For one to contribute to the reduction of acid rain, he/she needs to understand the acidification processes. Scientists from various institutions study the acidification process to identify the causes of acidification. Ordinary individuals should be able to understand the ways acid rain causes damage to the environment. The following simple steps show how individuals can contribute to the reduction of acid rain. The first option is “through the removal of sulfur oxide from coal by washing and using devices like scrubbers to chemically remove the sulfur oxide” (2). Secondly, there is catalytic conversion equipment that is fitted on vehicles to reduce nitrogen oxides (1). The third approach is to make use of other alternative sources of energy rather than fossil fuels which emit the pollutants responsible for acid rain.

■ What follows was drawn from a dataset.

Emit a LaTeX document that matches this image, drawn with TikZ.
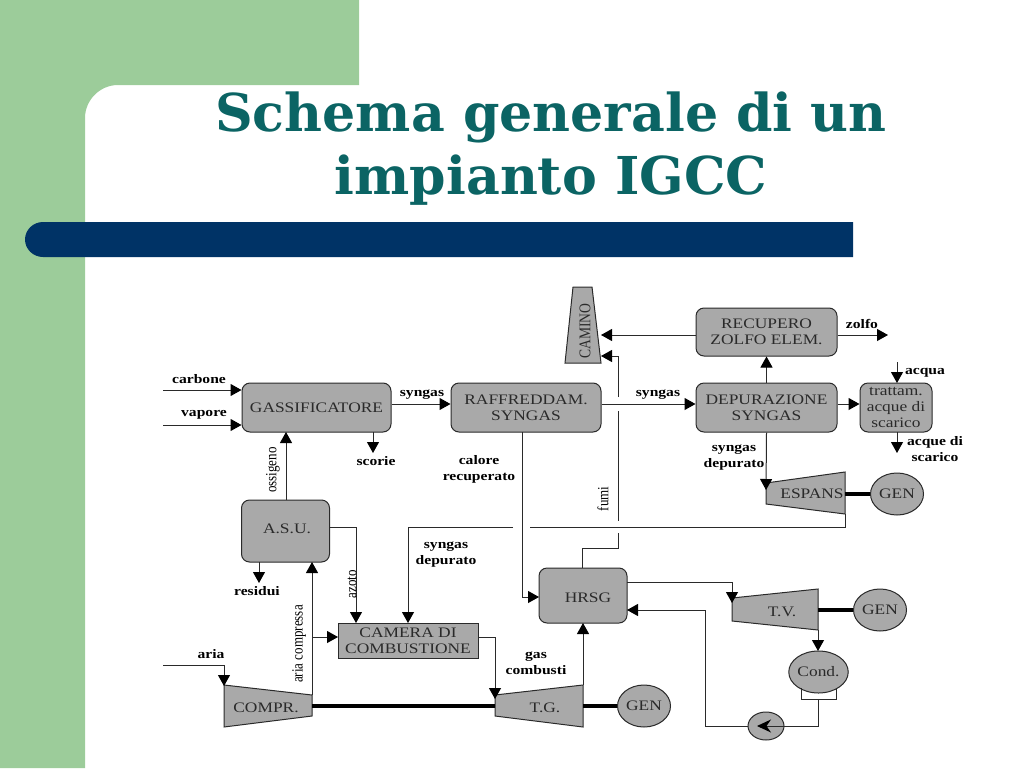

All the efforts towards reduction of the acid rain are aimed at restoring the ecosystem and this may take years to fully recover. Some of the useful ways through which environmental restoration can be achieved are through the addition of lime or limestone into acidic lakes to cancel out the acidity (2).
People can also act in their individual capacity to reduce the effects of acid rain. However, a substantial reduction can only be achieved through collaborative measures taken by millions of people. Individuals “can contribute directly to energy conservation since energy production contributes to much of the deposition challenges” (3).
This paper sought to: describe the effects of acid rain on surface waters and aquatic animals, forests, and automotive coatings, materials (such as metals, paint and limestone), visibility and human health; and the different efforts that should be advanced by the society and individuals reduce acid rain (3). It has been established that acid rain leads to low pH levels in aquatic environments. The effects of acid rain on aquatic life are more often associated with toxic levels of aluminum which accumulate from the surrounding soil; Acid rain affects forests by destroying leaves and thus interfering with the important process of food manufacture (2).
Acid rain does not however result in the death of trees on its own. The trees only die when other stressors such as plant diseases are involved; it has also been established that acid remain damages automotive coating and other materials through chemical reactions that result in altered appearance; The sulfates and nitrates that result from pollutants that cause acid rain are a major contributing factor to visibility impairment; finally, it has been found that acid rain has a profound impact on the health of individuals. The inhalation of nitrate and sulfate particles can lead to serious lung conditions.
Several different methods can be advanced to reduce acid rain. People must understand the process of acid rain formation to adequately take measures that can improve the situation. Some physical methods such as coal washing can be used to remove sulfur dioxide (1). However, the best results can be achieved by using alternative sources of energy and energy conservation practices.
- U.S Environmental Protection Agency. 2007. Web.
- Burtraw D., Krupnick, A., and Mansur, E., The cost and Benefits of reducing Acid Rain, Resources for the future Washington, 1997.
- Rodhe, H., Environmental Science and Technology, 36, 2006, 4382-8.